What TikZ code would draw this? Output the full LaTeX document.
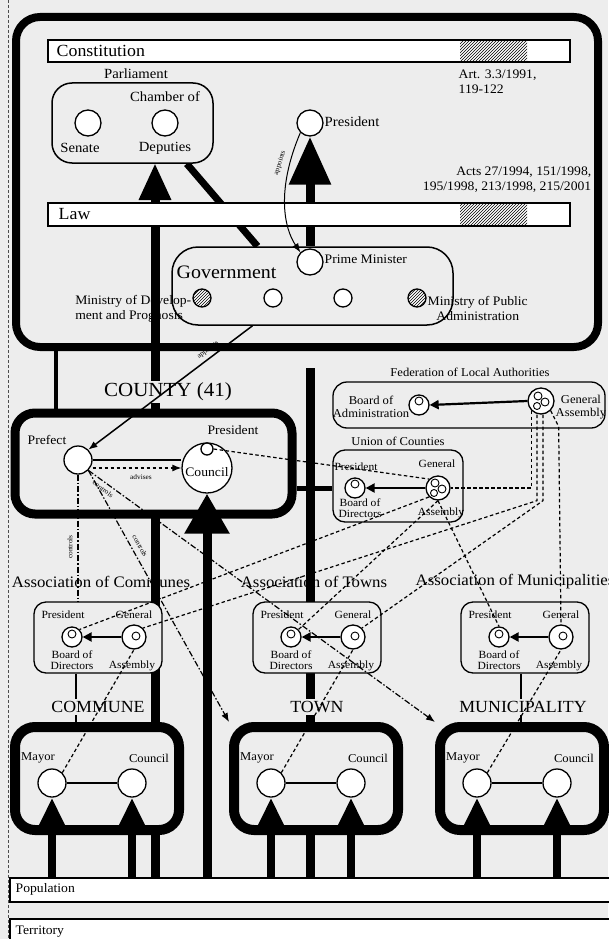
\documentclass[tikz,border=0pt]{standalone}
\usepackage{fontspec}
\setmainfont{Liberation Serif}[FakeStretch=1.05]
\usetikzlibrary{arrows.meta,patterns}
\definecolor{bg}{HTML}{EDEDED}
\pgfdeclarelayer{base}
\pgfdeclarelayer{lines}
\pgfsetlayers{base,lines,main}

\tikzset{
  heavybox/.style={draw, line width=9pt, rounded corners=20pt, fill=bg, inner sep=0pt},
  lightbox/.style={draw, line width=1.3pt, rounded corners=12pt, fill=bg, inner sep=0pt},
  barbox/.style={draw, line width=1.2pt, fill=white, inner sep=0pt},
  hatchbox/.style={pattern=north east lines, inner sep=0pt},
  org/.style={circle, draw, line width=1.3pt, fill=white, inner sep=0pt, minimum size=#1},
  org/.default=26pt,
  hatched/.style={preaction={fill=white}, pattern=north east lines},
  t7/.style={font=\fontsize{7}{8}\selectfont, inner sep=0.5pt},
  t11/.style={font=\fontsize{11}{11.5}\selectfont, inner sep=0.5pt},
  t12/.style={font=\fontsize{12}{13}\selectfont, inner sep=0.5pt},
  t13/.style={font=\fontsize{13}{15}\selectfont, inner sep=0.5pt},
  t14/.style={font=\fontsize{14}{16}\selectfont, inner sep=0.5pt},
  t16/.style={font=\fontsize{16}{18}\selectfont, inner sep=0.5pt},
  t17/.style={font=\fontsize{17}{19}\selectfont, inner sep=0.5pt},
  t19/.style={font=\fontsize{19}{21}\selectfont, inner sep=0.5pt},
  t20/.style={font=\fontsize{20}{22}\selectfont, inner sep=0.5pt},
  vote/.style={line width=9pt},
  link/.style={line width=1.2pt, dash pattern=on 3.5pt off 2.5pt},
  ctrl/.style={line width=1.2pt, dash pattern=on 6pt off 2pt on 1.5pt off 2pt},
  headed/.style={-{Latex[length=9pt,width=7pt]}},
  inner/.style={line width=2.2pt, -{Triangle[width=9pt,length=9pt]}},
  small/.style={line width=0.9pt},
}

\begin{document}
\begin{tikzpicture}[x=1pt,y=-1pt]
\useasboundingbox (0,0) rectangle (608,939);

% ---------- background and state frame
\begin{pgfonlayer}{base}
  \fill[bg] (0,0) rectangle (608,939);
  \draw[line width=0.6pt, dash pattern=on 3pt off 2pt, black!70] (8,0) -- (8,939);
  \node[heavybox, line width=8pt, rounded corners=24pt, minimum width=582pt, minimum height=330pt] (outer) at (307,182) {};
\end{pgfonlayer}

% ---------- legal bars
\node[barbox, minimum width=522pt, minimum height=22pt] (const) at (309,51) {};
\node[hatchbox, minimum width=67pt, minimum height=22pt] (consth) at (493.5,51) {};
\node[t17, anchor=west] (constl) at (56,51) {Constitution};
\node[t13, anchor=north west, align=left] (art) at (458,69) {Art. 3.3/1991,\\119-122};

\node[barbox, minimum width=522pt, minimum height=23pt] (law) at (309,214.5) {};
\node[hatchbox, minimum width=67pt, minimum height=23pt] (lawh) at (493.5,214.5) {};
\node[t17, anchor=west] (lawl) at (58,214) {Law};
\node[t13, anchor=east, align=right] (acts) at (592,180) {Acts 27/1994, 151/1998,\\195/1998, 213/1998, 215/2001};

% ---------- parliament and president
\node[lightbox, line width=1.5pt, rounded corners=20pt, minimum width=161pt, minimum height=80pt] (parl) at (132.5,123) {};
\node[t14] (parll) at (136,74) {Parliament};
\node[t14] (chamb) at (165,97) {Chamber of};
\node[org] (senate) at (88,123) {};
\node[org] (deputies) at (165,123) {};
\node[t14] (senl) at (80,148) {Senate};
\node[t14] (depl) at (165,148) {Deputies};

\node[org] (pres) at (310,123) {};
\node[t14, anchor=west] (presl) at (324,122) {President};

% ---------- government
\node[lightbox, line width=1.5pt, rounded corners=26pt, minimum width=281pt, minimum height=78pt] (gov) at (312.5,286) {};
\node[t19, anchor=west] (govl) at (176,272) {Government};
\node[org] (pm) at (310,262) {};
\node[t13, anchor=west] (pml) at (324,259) {Prime Minister};
\node[org=18pt, hatched] (min1) at (202,298) {};
\node[org=18pt] (min2) at (273,298) {};
\node[org=18pt] (min3) at (343,298) {};
\node[org=18pt, hatched] (min4) at (417,298) {};
\node[t13, anchor=east, align=left] (min1l) at (192,309) {Ministry of Develop-\\ment and Prognosis};
\node[t13, anchor=west, align=center] (min4l) at (427,308) {Ministry of Public\\Administration};

% ---------- county
\node[heavybox, minimum width=277pt, minimum height=101pt] (county) at (153.5,463.5) {};
\node[t20, fill=bg, inner sep=2pt] (countyl) at (168,392) {COUNTY (41)};
\node[t13] (prefl) at (47,440) {Prefect};
\node[org=28pt] (prefect) at (78,460) {};
\node[t13] (cpresl) at (233,430) {President};
\node[org=50pt] (council) at (207,468) {};
\node[org=12pt] (cpres) at (207,449) {};
\node[t13] (councill) at (207,472) {Council};

% ---------- federation and union of counties
\node[lightbox, rounded corners=14pt, minimum width=272pt, minimum height=46pt] (fed) at (469,405) {};
\node[t12] (fedl) at (470,372) {Federation of Local Authorities};
\node[org=20pt] (fboard) at (419,405) {};
\node[org] (fga) at (541,401) {};
\node[t12, align=center] (fboardl) at (371,407) {Board of\\Administration};
\node[t12, anchor=west, align=center] (fgal) at (555,407) {General\\Assembly};

\node[lightbox, minimum width=130pt, minimum height=72pt] (union) at (398,486) {};
\node[t12] (unionl) at (398,441) {Union of Counties};
\node[org=20pt] (uboard) at (355,488) {};
\node[org=24pt] (uga) at (438,488) {};
\node[t11] (upresl) at (356,467) {President};
\node[t11] (ugenl) at (437,464) {General};
\node[t11, align=center] (uboardl) at (360,508) {Board of\\Directors};
\node[t11] (ugal) at (441,513) {Assembly};

% ---------- associations
\foreach \cx/\n in {98/c, 317/t, 525/m} {
  \node[lightbox, minimum width=128pt, minimum height=71pt] (a\n-box) at (\cx,637.5) {};
  \node[org=20pt] (a\n-p) at (\cx-26,637) {};
  \node[org=24pt] (a\n-g) at (\cx+36,637) {};
  \node[t11] (a\n-pl) at (\cx-35,615) {President};
  \node[t11] (a\n-gl) at (\cx+36,615) {General};
  \node[t11, align=center] (a\n-bl) at (\cx-26,660) {Board of\\Directors};
  \node[t11] (a\n-al) at (\cx+34,666) {Assembly};
  \draw[small] ([yshift=3pt]a\n-p.center) circle[radius=4pt];
  \draw[small] ([shift={(2pt,1pt)}]a\n-g.center) circle[radius=4pt];
  \draw[inner] (a\n-g.west) -- (a\n-p.east);
}
\node[t16] (actitle) at (101,582) {Association of Communes};
\node[t16] (attitle) at (314,582) {Association of Towns};
\node[t16, anchor=west] (amtitle) at (415,582) {Association of Municipalities};

% ---------- local councils
\node[barbox, minimum width=604pt, minimum height=24pt] (pop) at (312,890) {};
\node[t13, anchor=west] (popl) at (15,889) {Population};
\node[barbox, minimum width=604pt, minimum height=26pt] (terr) at (312,932) {};
\node[t13, anchor=west] (terrl) at (15,932) {Territory};

\foreach \cx/\n/\ttl in {97/c/COMMUNE, 316/t/TOWN, 522/m/MUNICIPALITY} {
  \node[heavybox, line width=10pt, minimum width=164pt, minimum height=103pt] (\n-box) at (\cx,778.5) {};
  \node[t17, fill=bg, inner sep=2pt] (\n-title) at (\cx+1,707) {\ttl};
  \node[org=28pt] (\n-mayor) at (\cx-45,783) {};
  \node[org=28pt] (\n-council) at (\cx+35,783) {};
  \node[t12] (\n-mayorl) at (\cx-59,758) {Mayor};
  \node[t12] (\n-councill) at (\cx+52,758) {Council};
  \draw[line width=1.5pt] (\n-mayor) -- (\n-council);
  \draw[line width=8pt, -{Triangle[width=28pt,length=32pt]}] (pop.north -| \n-mayor) -- (\n-mayor.south);
  \draw[line width=8pt, -{Triangle[width=28pt,length=32pt]}] (pop.north -| \n-council) -- (\n-council.south);
}

% ---------- small inner marks
\draw[small] ([yshift=4pt]fboard.center) circle[radius=4pt];
\draw[small] ([yshift=4pt]uboard.center) circle[radius=4pt];
\foreach \g in {fga, uga} {
  \draw[small] ([shift={(-3pt,5pt)}]\g.center) circle[radius=4pt];
  \draw[small] ([shift={(4pt,-1pt)}]\g.center) circle[radius=4pt];
  \draw[small] ([shift={(-4pt,-5pt)}]\g.center) circle[radius=3.5pt];
}

% ---------- elections and links running behind the boxes
\coordinate (pvote) at (155,163);
\coordinate (pstop) at (310,368);
\begin{pgfonlayer}{lines}
  \draw[vote, -{Triangle[width=30pt,length=37pt]}] (pop.north -| pvote) -- (pvote);
  \draw[vote] (pop.north -| pstop) -- (pstop);
  \draw[vote] (law.south -| pres) -- (gov.north -| pres);
  \draw[line width=7pt] ([xshift=-27pt]parl.south east) -- ([xshift=-55pt]gov.north);
  \draw[line width=4pt] (outer.south -| 56,0) -- (county.north -| 56,0);
  \draw[line width=5pt] (county.east |- 0,488) -- (union.west |- 0,488);
  \draw[line width=1.3pt] (ac-box.south -| 76,0) -- (c-box.north -| 76,0);
  \draw[line width=1.3pt] (am-box.south -| 521,0) -- (m-box.north -| 521,0);
\end{pgfonlayer}

\draw[vote, -{Triangle[width=40pt,length=48pt]}] (law.north -| pres) -- (pres.south);
\draw[vote, -{Triangle[width=43pt,length=40pt]}] (pop.north -| council) -- (council.south);

% ---------- appointments and controls
\draw[line width=1pt, headed] (pres.south west) .. controls (276,190) and (284,228) .. (pm.north west);
\node[t7, rotate=72] (apl1) at (280,163) {appoints};
\draw[line width=1.5pt, headed] ([xshift=-60pt]gov.south) -- (prefect.north east);
\node[t7, rotate=37] (apl2) at (208,350) {appoints};

\draw[line width=2.4pt] (prefect.east) -- (council.west |- prefect.east);
\draw[link, headed] ([yshift=-8pt]prefect.east) -- (council.west);
\node[t7] (advl) at (141,477) {advises};
\draw[ctrl] (prefect.south) -- (ac-box.north -| prefect);
\node[t7, rotate=90] (ctl1) at (70,547) {controls};
\draw[ctrl, headed] (prefect.south east) -- (t-box.north west);
\node[t7, rotate=-60] (ctl2) at (140,546) {controls};
\draw[ctrl, headed] (prefect.south east) -- (m-box.north west);
\node[t7, rotate=-36] (ctl3) at (103,489) {controls};

% ---------- internal chains
\draw[inner] (fga.west) -- (fboard.east);
\draw[inner] (uga.west) -- (uboard.east);

% ---------- representation links
\draw[link] (cpres.east) -- (uga.north west);
\draw[link] (fga.south west) |- (uga.east);
\draw[link] ([xshift=-4pt]fga.south) -- ++(0,86) -- (ac-g.north east);
\draw[link] ([xshift=2pt]fga.south) -- ++(0,86) -- (at-g.north east);
\draw[link] (fga.south east) -- ++(8,16) -- (am-g.north);
\draw[link] (uga.south west) -- (ac-p.north east);
\draw[link] (uga.south) -- (at-p.north east);
\draw[link] (uga.south) -- (am-p.north);
\draw[link] (c-mayor.north east) -- (ac-g.south);
\draw[link] (t-mayor.north east) -- (at-g.south);
\draw[link] (m-mayor.north east) -- (am-g.south);
\end{tikzpicture}
\end{document}
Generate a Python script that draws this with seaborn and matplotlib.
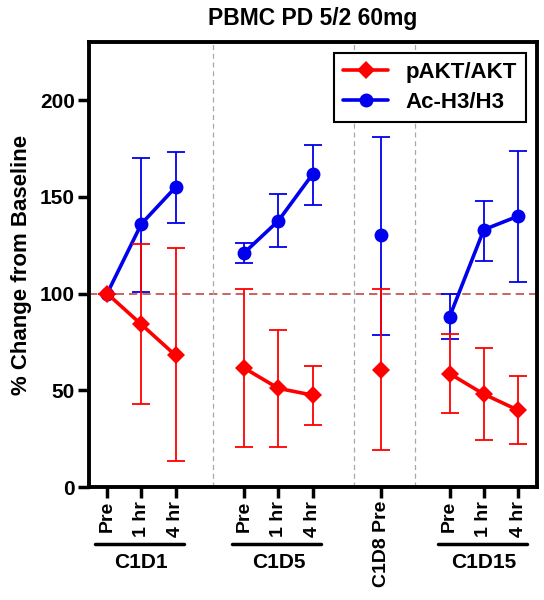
________
> [Directive]
Go through the records above and copy every line with the word "this".

> [Correct answer]
What TikZ code would draw this? Output the full LaTeX document.
Generate a Python script that draws this with seaborn and matplotlib.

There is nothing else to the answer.